2 Simple Electric‑Field Patterns (AO1 & AO2)
2.1 Around a point charge
- Magnitude: \(E = k\,\dfrac{|q|}{r^{2}}\) (\(k = 1/4\pi\varepsilon_{0}\)).
- Why \(1/r^{2}\) ? The field lines spread out uniformly over the surface of an imaginary sphere of radius \(r\). The sphere’s area is \(4\pi r^{2}\); therefore the same total flux is distributed over a larger area as \(r\) increases, giving the inverse‑square dependence.
- Direction: away from the charge if \(q>0\); toward the charge if \(q<0\).
- Field‑line pattern: radial, equally spaced in angular direction, denser close to the charge.
2.2 Around a charged conducting sphere
- A conducting sphere in electrostatic equilibrium carries all excess charge on its outer surface.
- Outside the sphere (r ≥ R): the field is identical to that of a point charge \(Q\) placed at the centre:
\[
E = k\,\dfrac{|Q|}{r^{2}}
\]
- Inside the conducting material (r < R): the electric field is zero because the charges rearrange themselves until electrostatic equilibrium is reached.
- Direction: same as for a point charge of magnitude \(Q\) – outward if \(Q>0\), inward if \(Q<0\).
- Special note: the “zero field inside” statement is true only for a solid conductor in electrostatic equilibrium; a hollow cavity with no charge also has zero field (Gauss’s law).
2.3 Between two oppositely charged parallel conducting plates (edge effects ignored)
- When the plates are large compared with their separation, the field between them is essentially uniform.
- Magnitude: \[
E = \frac{\sigma}{\varepsilon_{0}}
\qquad\left(\sigma = \text{surface charge density on each plate (C m}^{-2}\right)
\]
- Independence of separation: as long as edge effects are ignored, the field does not depend on the distance between the plates.
- Direction: from the positively charged plate toward the negatively charged plate (the direction a positive test charge would move).
- Field‑line pattern: straight, parallel, equally spaced lines perpendicular to the plate surfaces.
3 Summary Table
| Configuration | Field magnitude | Direction of field lines | Key notes |
|---|---|---|---|
| Point charge \(q\) | \(E = k\displaystyle\frac{|q|}{r^{2}}\) | Away from \(q\) if \(q>0\); toward \(q\) if \(q<0\) | Radial; follows inverse‑square law |
| Charged conducting sphere (outside, \(r\ge R\)) | \(E = k\displaystyle\frac{|Q|}{r^{2}}\) | Same as point charge of magnitude \(Q\) | Inside conductor \(E=0\); excess charge resides on surface |
| Parallel plates (edge effects ignored) | \(E = \dfrac{\sigma}{\varepsilon_{0}}\) | From positive plate to negative plate | Uniform, independent of plate separation; straight parallel lines |
4 Key Points for Examination (AO1 & AO2)
- Define electric charge, give its unit (C), state the elementary charge \(e\) and note that charge is quantised and conserved.

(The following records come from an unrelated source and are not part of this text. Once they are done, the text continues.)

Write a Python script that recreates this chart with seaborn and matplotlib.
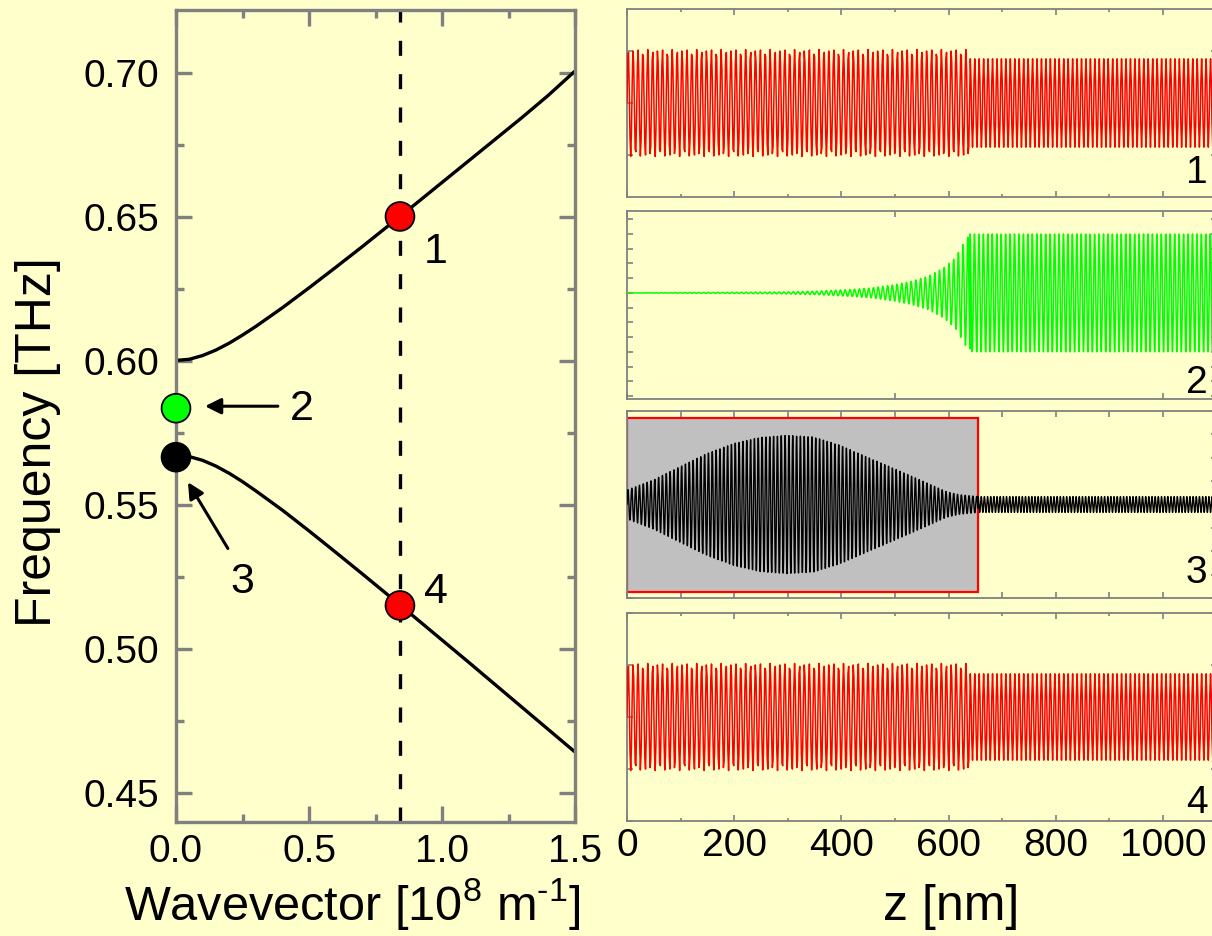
import numpy as np
import pandas as pd
import matplotlib
matplotlib.use("Agg")
import matplotlib.pyplot as plt
import matplotlib.transforms as mtrans
from matplotlib.patches import Rectangle
from matplotlib.ticker import MultipleLocator, FormatStrFormatter
import seaborn as sns

sns.set_theme(style="ticks")
plt.rcParams["font.family"] = ["Liberation Sans", "DejaVu Sans"]
plt.rcParams["mathtext.fontset"] = "custom"
plt.rcParams["mathtext.rm"] = "Liberation Sans"
plt.rcParams["mathtext.it"] = "Liberation Sans:italic"
plt.rcParams["mathtext.bf"] = "Liberation Sans:bold"
plt.rcParams["text.color"] = "black"
plt.rcParams["axes.labelcolor"] = "black"
plt.rcParams["xtick.labelcolor"] = "black"
plt.rcParams["ytick.labelcolor"] = "black"

BG = "#FFFFCC"
SPINE = "#808080"

# ---------------- dispersion relation ----------------
wavevector = [0.0, 0.05, 0.1, 0.15, 0.2, 0.25, 0.3, 0.4, 0.5, 0.6, 0.7, 0.8,
              0.842, 0.9, 1.0, 1.1, 1.2, 1.3, 1.4, 1.5]
freq_upper = [0.6003, 0.6007, 0.6020, 0.6039, 0.6063, 0.6091, 0.6121, 0.6186,
              0.6255, 0.6326, 0.6398, 0.6472, 0.6503, 0.6546, 0.6621, 0.6696,
              0.6771, 0.6846, 0.6924, 0.7008]
freq_lower = [0.5674, 0.5669, 0.5656, 0.5636, 0.5611, 0.5582, 0.5550, 0.5483,
              0.5411, 0.5337, 0.5262, 0.5186, 0.5154, 0.5109, 0.5032, 0.4955,
              0.4877, 0.4799, 0.4721, 0.4643]
k_selected = 0.842

# marked modes
mode_labels = ["1", "2", "3", "4"]
mode_k = [0.842, 0.0, 0.0, 0.842]
mode_f = [0.6503, 0.5837, 0.5667, 0.5152]
mode_colors = ["#FF0000", "#00FF00", "#000000", "#FF0000"]

# ---------------- spatial profiles (z in nm) ----------------
interface_z = 640
p1_amplitude = [1.03, 0.85]
p1_period = [9.13, 8.3]

p2_env_z = [0, 290, 355, 413, 456, 500, 532, 561, 590, 612, 630, 640, 1100]
p2_env_a = [0.0, 0.015, 0.03, 0.056, 0.084, 0.14, 0.20, 0.28, 0.42, 0.59, 0.87, 1.0, 1.0]
p2_period = [8.8, 8.3]

p3_env_z = [0, 49, 99, 149, 199, 248, 298, 348, 397, 447, 497, 547, 596, 620, 646, 655, 1100]
p3_env_a = [0.62, 1.05, 1.62, 2.18, 2.61, 2.87, 2.96, 2.89, 2.54, 2.04, 1.55, 1.05,
            0.55, 0.42, 0.36, 0.34, 0.34]
p3_period = [7.15, 5.9]
cavity_z = [0, 655]

p4_amplitude = [1.03, 0.83]
p4_period = [9.13, 8.3]

z_max = 1100


def two_region_wave(z, env, periods, z_split):
    """Oscillation with one wavelength before z_split and another after it."""
    left = np.sin(2 * np.pi * z / periods[0])
    z_first = z[z >= z_split][0]
    right = np.cos(2 * np.pi * (z - z_first) / periods[1])
    return env * np.where(z < z_split, left, right)


# coarse sampling for the propagating modes, fine for the others
z_coarse = np.arange(0, z_max + 2, p1_period[1] / 6)
z_fine = np.arange(0, z_max + 1, 0.25)

sig1 = two_region_wave(z_coarse, np.where(z_coarse < interface_z, *p1_amplitude),
                       p1_period, interface_z)
sig2 = two_region_wave(z_fine, np.interp(z_fine, p2_env_z, p2_env_a),
                       p2_period, interface_z)
sig3 = two_region_wave(z_fine, np.interp(z_fine, p3_env_z, p3_env_a),
                       p3_period, cavity_z[1])
sig4 = two_region_wave(z_coarse, np.where(z_coarse < interface_z, *p4_amplitude),
                       p4_period, interface_z)

profiles = [
    pd.DataFrame({"z": z_coarse, "m": sig1}),
    pd.DataFrame({"z": z_fine, "m": sig2}),
    pd.DataFrame({"z": z_fine, "m": sig3}),
    pd.DataFrame({"z": z_coarse, "m": sig4}),
]
profile_colors = ["#FF0000", "#00FF00", "#000000", "#FF0000"]
profile_lw = [1.1, 1.1, 1.0, 1.1]

# ---------------- figure ----------------
W, H = 1212, 936
fig = plt.figure(figsize=(W / 100, H / 100), dpi=100, facecolor=BG)


def rect(x0, y0, x1, y1):
    return [x0 / W, 1 - y1 / H, (x1 - x0) / W, (y1 - y0) / H]


# ---- dispersion panel ----
ax = fig.add_axes(rect(176, 10, 575, 822))
ax.set_facecolor(BG)
disp = pd.DataFrame({"k": wavevector, "upper": freq_upper, "lower": freq_lower})
sns.lineplot(data=disp, x="k", y="upper", ax=ax, color="black", lw=2.4,
             sort=False, estimator=None)
sns.lineplot(data=disp, x="k", y="lower", ax=ax, color="black", lw=2.4,
             sort=False, estimator=None)
ax.axvline(k_selected, color="black", lw=2.4, dashes=(4.5, 5.5), zorder=1)
sns.scatterplot(x=mode_k, y=mode_f, ax=ax, c=mode_colors, s=430,
                edgecolor="black", linewidth=1.3, zorder=5, clip_on=False)

ax.set_xlim(0, 1.5)
ax.set_ylim(0.44, 0.722)
ax.xaxis.set_major_locator(MultipleLocator(0.5))
ax.xaxis.set_minor_locator(MultipleLocator(0.25))
ax.yaxis.set_major_locator(MultipleLocator(0.05))
ax.yaxis.set_minor_locator(MultipleLocator(0.025))
ax.xaxis.set_major_formatter(FormatStrFormatter("%.1f"))
ax.yaxis.set_major_formatter(FormatStrFormatter("%.2f"))
ax.tick_params(which="both", direction="in", top=True, right=True,
               color=SPINE, width=2.4, labelsize=28, labelcolor="black")
ax.tick_params(which="major", length=11.5)
ax.tick_params(which="minor", length=6)
ax.tick_params(axis="y", pad=12)
ax.tick_params(axis="x", pad=9)
for s in ax.spines.values():
    s.set_color(SPINE)
    s.set_linewidth(2.4)

ax.set_xlabel("Wavevector [10$^{8}$ m$^{\u2010 1}$]", fontsize=35, color="black")
ax.set_ylabel("Frequency [THz]", fontsize=36, color="black")
ax.xaxis.set_label_coords(0.441, -0.066)
ax.yaxis.set_label_coords(-0.287, 0.468)

# mode labels and arrows
ax.text(0.977, 0.634, mode_labels[0], fontsize=31, ha="center", va="baseline")
ax.text(0.474, 0.5795, mode_labels[1], fontsize=31, ha="center", va="baseline")
ax.text(0.248, 0.5194, mode_labels[2], fontsize=31, ha="center", va="baseline")
ax.text(0.977, 0.516, mode_labels[3], fontsize=31, ha="center", va="baseline")
arrow = dict(arrowstyle="-|>", color="black", lw=2.2, mutation_scale=24,
             shrinkA=0, shrinkB=0)
ax.annotate("", xy=(0.109, 0.5844), xytext=(0.383, 0.5844), arrowprops=arrow)
ax.annotate("", xy=(0.045, 0.5580), xytext=(0.195, 0.5350), arrowprops=arrow)

# ---- spatial profile panels ----
x_right = 627 + z_max * 0.536
panel_rows = [(9, 197), (211, 399), (411, 598), (613, 821)]
panel_ylim = [(-1.81, 1.81), (-1.80, 1.39), (-4.0, 4.0), (-2.0, 2.0)]
panel_ytick = [1.0, 0.25, 1.0, 1.0]
panel_xmajor = [200, 500, 100, 200]
panel_xminor = [100, None, None, 100]
panel_label_y = [0.074, 0.03, 0.08, 0.04]

axes = []
for i, (top, bot) in enumerate(panel_rows):
    pa = fig.add_axes(rect(627, top, x_right, bot))
    pa.set_facecolor(BG)
    if i == 2:
        pa.add_patch(Rectangle((cavity_z[0], -3.75), cavity_z[1] - cavity_z[0], 7.45,
                               facecolor="#C0C0C0", edgecolor="#FF0000", lw=1.6,
                               zorder=1))
    sns.lineplot(data=profiles[i], x="z", y="m", ax=pa, color=profile_colors[i],
                 lw=profile_lw[i], sort=False, estimator=None, zorder=3)
    pa.set_xlim(0, z_max)
    pa.set_ylim(*panel_ylim[i])
    pa.xaxis.set_major_locator(MultipleLocator(panel_xmajor[i]))
    if panel_xminor[i]:
        pa.xaxis.set_minor_locator(MultipleLocator(panel_xminor[i]))
    pa.yaxis.set_major_locator(MultipleLocator(panel_ytick[i]))
    pa.tick_params(which="both", direction="in", top=True, right=True,
                   color=SPINE, width=1.2, labelleft=False, labelsize=28,
                   labelcolor="black", pad=5)
    pa.tick_params(which="major", length=4.5)
    pa.tick_params(which="minor", length=2.5)
    if i < 3:
        pa.tick_params(labelbottom=False)
    pa.set_xlabel("")
    pa.set_ylabel("")
    for s in pa.spines.values():
        s.set_color(SPINE)
        s.set_linewidth(1.3)
    trans = mtrans.blended_transform_factory(pa.transData, pa.transAxes)
    pa.text(1063, panel_label_y[i], str(i + 1), transform=trans, fontsize=28,
            ha="center", va="baseline", color="black")
    axes.append(pa)

axes[3].set_xlabel("z [nm]", fontsize=36, color="black")
axes[3].xaxis.set_label_coords((951 - 627) / (x_right - 627), -0.305)

fig.savefig("out.png", dpi=100, facecolor=BG)
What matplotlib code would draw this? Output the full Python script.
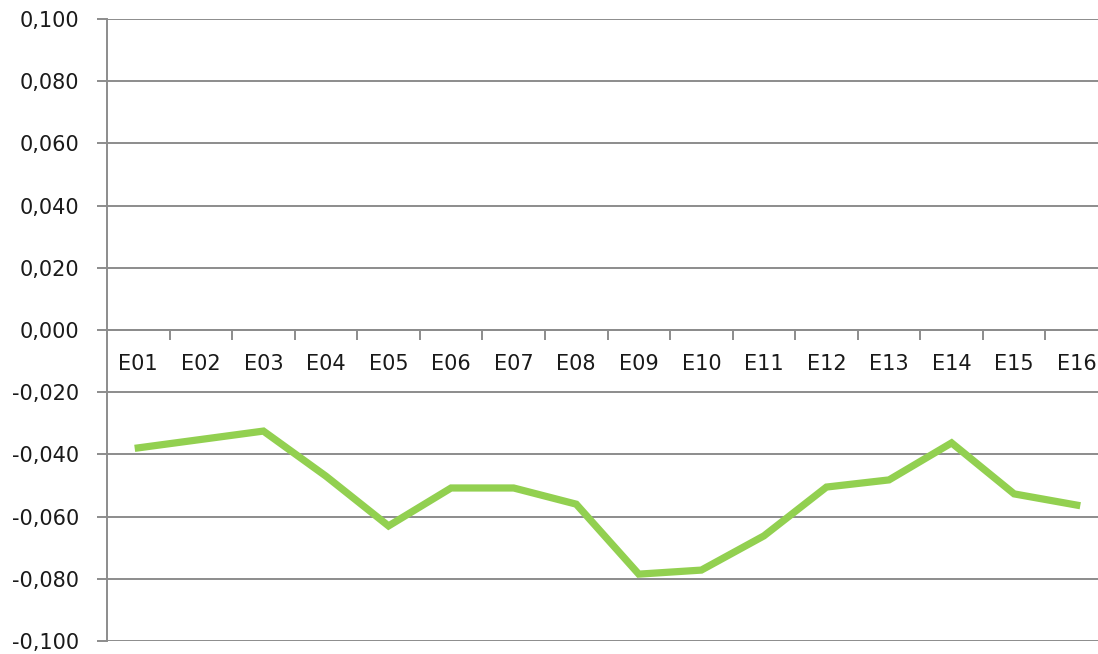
import numpy as np
import matplotlib
matplotlib.use("Agg")
import matplotlib.pyplot as plt
from matplotlib.ticker import FixedLocator, FuncFormatter

# series
categories = [f"E{i:02d}" for i in range(1, 17)]
values = [-0.0379, -0.0352, -0.0325, -0.0470, -0.0630, -0.0508, -0.0508, -0.0560,
          -0.0785, -0.0772, -0.0662, -0.0505, -0.0482, -0.0363, -0.0527, -0.0563]
y_ticks = [-0.1, -0.08, -0.06, -0.04, -0.02, 0.0, 0.02, 0.04, 0.06, 0.08, 0.1]

GRID = "#8c8c8c"
LINE = "#92d050"
TEXT = "#1a1a1a"

plt.rcParams["font.family"] = "DejaVu Sans"

fig = plt.figure(figsize=(10.98, 6.54), dpi=100)
ax = fig.add_axes([107 / 1098, 13 / 654, 1001 / 1098, 622 / 654])

x = np.arange(len(categories))
ax.plot(x, values, color=LINE, lw=5.2, solid_joinstyle="miter", zorder=3)

ax.set_xlim(-0.5, len(categories) - 0.5)
ax.set_ylim(-0.1, 0.1)

# y axis: comma decimals, outward ticks
ax.yaxis.set_major_locator(FixedLocator(y_ticks))
ax.yaxis.set_major_formatter(
    FuncFormatter(lambda v, _: f"{v:.3f}".replace(".", ",").replace("-0,000", "0,000")))
ax.tick_params(axis="y", direction="out", length=7, width=1.4, color=GRID,
               pad=13, labelsize=15, labelcolor=TEXT)
ax.yaxis.grid(True, color=GRID, lw=1.4)
ax.set_axisbelow(True)

# category axis sits on zero; marks between categories
for side in ("top", "right"):
    ax.spines[side].set_visible(False)
ax.spines["left"].set_color(GRID)
ax.spines["left"].set_linewidth(1.4)
ax.spines["bottom"].set_position(("data", 0))
ax.spines["bottom"].set_color(GRID)
ax.spines["bottom"].set_linewidth(1.4)

ax.set_xticks(x)
ax.set_xticklabels(categories)
ax.set_xticks(np.arange(0.5, len(categories) - 0.5), minor=True)
ax.tick_params(axis="x", which="major", length=0, pad=17, labelsize=15,
               labelcolor=TEXT)
ax.tick_params(axis="x", which="minor", direction="out", length=7, width=1.4,
               color=GRID)

fig.savefig("out.png", dpi=100)
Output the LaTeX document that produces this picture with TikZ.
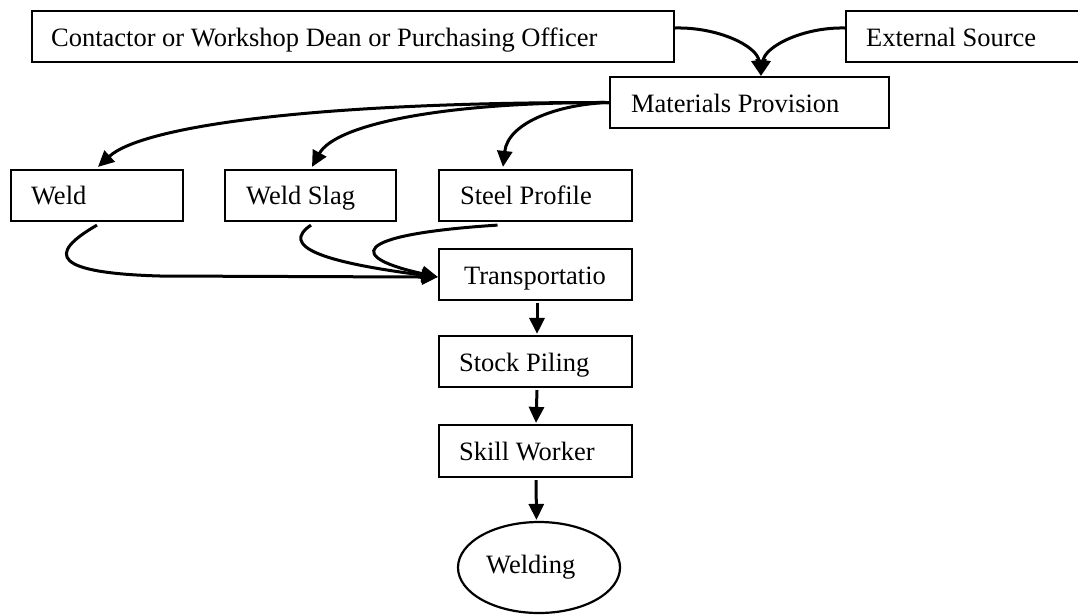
\documentclass[tikz,border=0pt]{standalone}
\usepackage{fontspec}
\setmainfont{Liberation Serif}
\usetikzlibrary{calc,arrows.meta,shapes.geometric}
\begin{document}
\begin{tikzpicture}[x=1pt,y=-1pt,
  box/.style={draw,line width=2.2pt,rectangle,inner sep=0pt,minimum height=51pt},
  oval/.style={draw,line width=2.2pt,ellipse,inner sep=0pt,minimum width=162pt,minimum height=91pt},
  lbl/.style={anchor=base west,inner sep=0pt,font=\fontsize{26.5}{30}\selectfont},
  conn/.style={line width=3pt,-{Triangle[length=16pt,width=15pt]}},
]
\useasboundingbox (0,0) rectangle (1078,614);
% boxes
\node[box,minimum width=642pt] (cont) at (353,36.5) {};
\node[box,minimum width=236pt] (ext) at (964,36.5) {};
\node[box,minimum width=279pt] (mat) at (749.5,102.5) {};
\node[box,minimum width=172pt] (weld) at (97,195.5) {};
\node[box,minimum width=171pt] (slag) at (310.5,195.5) {};
\node[box,minimum width=193pt] (steel) at (535.5,195.5) {};
\node[box,minimum width=193pt] (trans) at (535.5,274.5) {};
\node[box,minimum width=193pt] (stock) at (535.5,361.5) {};
\node[box,minimum width=193pt,minimum height=52pt] (skill) at (535.5,451) {};
\node[oval] (weldg) at (539,567.5) {};
% labels
\node[lbl] (contT) at ($(cont.west)+(20,9.5)$) {Contactor or Workshop Dean or Purchasing Officer};
\node[lbl] (extT) at ($(ext.west)+(21,9.5)$) {External Source};
\node[lbl] (matT) at ($(mat.west)+(22,9.5)$) {Materials Provision};
\node[lbl] (weldT) at ($(weld.west)+(21,9)$) {Weld};
\node[lbl] (slagT) at ($(slag.west)+(22,9)$) {Weld Slag};
\node[lbl] (steelT) at ($(steel.west)+(22,9)$) {Steel Profile};
\node[lbl] (transT) at ($(trans.west)+(26,9.5)$) {Transportatio};
\node[lbl] (stockT) at ($(stock.west)+(21,9.5)$) {Stock Piling};
\node[lbl] (skillT) at ($(skill.west)+(21,9.5)$) {Skill Worker};
\node[lbl] (weldgT) at ($(weldg.center)+(-53,5.5)$) {Welding};
% top connectors
\coordinate (mtop) at ($(mat.north)+(11.5,0)$);
\draw[conn] ($(cont.east)+(0,-8.5)$) .. controls (718,27) and (757,46) .. (mtop);
\draw[conn] ($(ext.west)+(0,-8.5)$) .. controls (804,27) and (765,46) .. (mtop);
% materials to children
\coordinate (weldtip) at ($(weld.north)+(1,-2)$);
\coordinate (slagtip) at ($(slag.north)+(1.5,-2)$);
\coordinate (steeltip) at ($(steel.north)+(-32.5,-2)$);
\draw[conn] (mat.west) .. controls (300,102) and (140,128) .. (weldtip);
\draw[conn] (mat.west) .. controls (440,102) and (335,125) .. (slagtip);
\draw[conn] (mat.west) .. controls (560,104) and (508,122) .. (steeltip);
% children to transportation
\coordinate (ttip) at ($(trans.west)+(0,2.5)$);
\draw[line width=3pt] ($(weld.south)+(0,3)$) .. controls (45,255) and (55,273) .. (160,276) -- (420,277);
\draw[conn] (420,277) -- (ttip);
\draw[conn] ($(slag.south)+(0.5,3)$) .. controls (280,246) and (320,262) .. (ttip);
\draw[conn] ($(steel.south)+(-38,3)$) .. controls (345,235) and (350,258) .. (ttip);
% vertical chain
\draw[conn] ($(trans.south)+(1.5,2)$) -- ($(stock.north)+(1.5,-1)$);
\draw[conn] ($(stock.south)+(1.5,2)$) -- ($(skill.north)+(0.5,-1)$);
\draw[conn] ($(skill.south)+(0.5,2)$) -- ($(weldg.north)+(-2.5,-1)$);
\end{tikzpicture}
\end{document}
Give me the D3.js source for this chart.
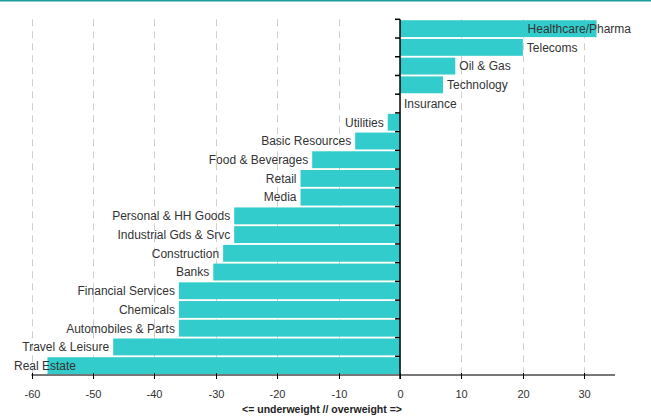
<!DOCTYPE html>
<html>
<head>
<meta charset="utf-8">
<script src="https://cdn.jsdelivr.net/npm/d3@7"></script>
<style>
  html, body { margin: 0; padding: 0; background: #fff; }
  svg { display: block; font-family: "Liberation Sans", Arial, sans-serif; }
</style>
</head>
<body>
<svg id="chart" width="651" height="418"></svg>
<script>
// Sector positioning: underweight (negative) to overweight (positive)
const sectors = [
  "Healthcare/Pharma", "Telecoms", "Oil & Gas", "Technology", "Insurance",
  "Utilities", "Basic Resources", "Food & Beverages", "Retail", "Media",
  "Personal & HH Goods", "Industrial Gds & Srvc", "Construction", "Banks",
  "Financial Services", "Chemicals", "Automobiles & Parts", "Travel & Leisure",
  "Real Estate"
];
const weights = [
  32, 20, 9, 7, 0,
  -2, -7.3, -14.3, -16.2, -16.2,
  -27, -27, -28.8, -30.4,
  -36, -36, -36, -46.7,
  -57.4
];
const xTicks = [-60, -50, -40, -30, -20, -10, 0, 10, 20, 30];
const xDomain = [-60, 35];
const axisTitle = "<= underweight // overweight =>";

const W = 651, H = 418;
const svg = d3.select("#chart");

const x = d3.scaleLinear().domain(xDomain).range([31.5, 615]);
const y = d3.scaleBand().domain(sectors).range([19.3, 375])
  .paddingInner(0.1).paddingOuter(0.05);

const data = sectors.map((s, i) => ({ name: s, value: weights[i] }));

// header rule
svg.append("line")
  .attr("x1", 0).attr("x2", W).attr("y1", 0.75).attr("y2", 0.75)
  .attr("stroke", "#1a9ba0").attr("stroke-width", 1.5);

// dashed vertical gridlines
const yTop = y.range()[0], yBot = y.range()[1];
svg.append("g").selectAll("line")
  .data(xTicks.filter(t => t !== 0))
  .join("line")
  .attr("x1", d => Math.round(x(d)) + 0.5).attr("x2", d => Math.round(x(d)) + 0.5)
  .attr("y1", yTop).attr("y2", yBot)
  .attr("stroke", "#cfcfcf").attr("stroke-width", 1)
  .attr("stroke-dasharray", "7,5");

// bars
svg.append("g").selectAll("rect")
  .data(data)
  .join("rect")
  .attr("x", d => x(Math.min(0, d.value)))
  .attr("width", d => Math.abs(x(d.value) - x(0)))
  .attr("y", d => y(d.name))
  .attr("height", y.bandwidth())
  .attr("fill", "#33cccc");

// x axis
const xAxis = svg.append("g").attr("transform", `translate(0,${yBot})`);
xAxis.append("line")
  .attr("x1", x(xDomain[0])).attr("x2", x(xDomain[1]))
  .attr("y1", 0).attr("y2", 0)
  .attr("stroke", "#777").attr("stroke-width", 2);
const xt = xAxis.selectAll("g.tick").data(xTicks).join("g")
  .attr("class", "tick")
  .attr("transform", d => `translate(${Math.round(x(d)) + 0.5},0)`);
xt.append("line").attr("y1", -2).attr("y2", 4)
  .attr("stroke", "#000").attr("stroke-width", 1);
xt.append("text")
  .attr("y", 23).attr("text-anchor", "middle")
  .attr("font-size", 11).attr("fill", "#333")
  .text(d => d);

svg.append("text")
  .attr("x", x(0) - 78).attr("y", 413)
  .attr("text-anchor", "middle")
  .attr("font-size", 10.5).attr("font-weight", "bold").attr("fill", "#222")
  .text(axisTitle);

// y axis at zero with ticks on band boundaries
const x0 = x(0);
svg.append("line")
  .attr("x1", x0).attr("x2", x0).attr("y1", yTop).attr("y2", yBot + 4)
  .attr("stroke", "#000").attr("stroke-width", 1.5);
const boundaries = sectors.map(s => y(s) - y.step() * y.paddingInner() / 2);
svg.append("g").selectAll("line")
  .data(boundaries)
  .join("line")
  .attr("x1", x0 - 5).attr("x2", x0)
  .attr("y1", d => d).attr("y2", d => d)
  .attr("stroke", "#000").attr("stroke-width", 1.5);

// category labels next to each bar, kept inside the plot edges
const leftLimit = 14, rightLimit = 631;
svg.append("g").selectAll("text")
  .data(data)
  .join("text")
  .attr("font-size", 12).attr("fill", "#333")
  .attr("y", d => y(d.name) + y.bandwidth() / 2)
  .attr("dy", "0.36em")
  .text(d => d.name)
  .each(function (d) {
    const t = d3.select(this);
    const w = this.getComputedTextLength();
    if (d.value >= 0) {
      let px = x(d.value) + 4;
      if (px + w > rightLimit) px = rightLimit - w;
      t.attr("x", px).attr("text-anchor", "start");
    } else {
      let px = x(d.value) - 4;
      if (px - w < leftLimit) px = leftLimit + w;
      t.attr("x", px).attr("text-anchor", "end");
    }
  });
</script>
</body>
</html>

- Explain how friction transfers electrons, give the glass‑rod‑silk (or plastic‑wool) experiment, and mention that only electrons move.
- Describe how an electroscope or a charged‑rod‑paper‑leaf set‑up detects static charge; include safety advice and the checklist of observable effects.
- State the formal definition of an electric field, the vector nature of \(\mathbf{E}\), its units (N C⁻¹ or V m⁻¹), and the relation \(\mathbf{F}=q\mathbf{E}\).
- For each configuration (point charge, conducting sphere, parallel plates):
- write the correct expression for the magnitude of \(E\) (including the constant \(k = 1/4\pi\varepsilon_{0}\) where appropriate),
- state the direction of the field lines based on the sign of the charge(s),
- mention any special conditions (zero field inside a conductor in electrostatic equilibrium, uniform field between plates, independence of plate separation, inverse‑square dependence for a point charge).
- Remember that edge (fringe) effects are ignored unless the question explicitly asks for them.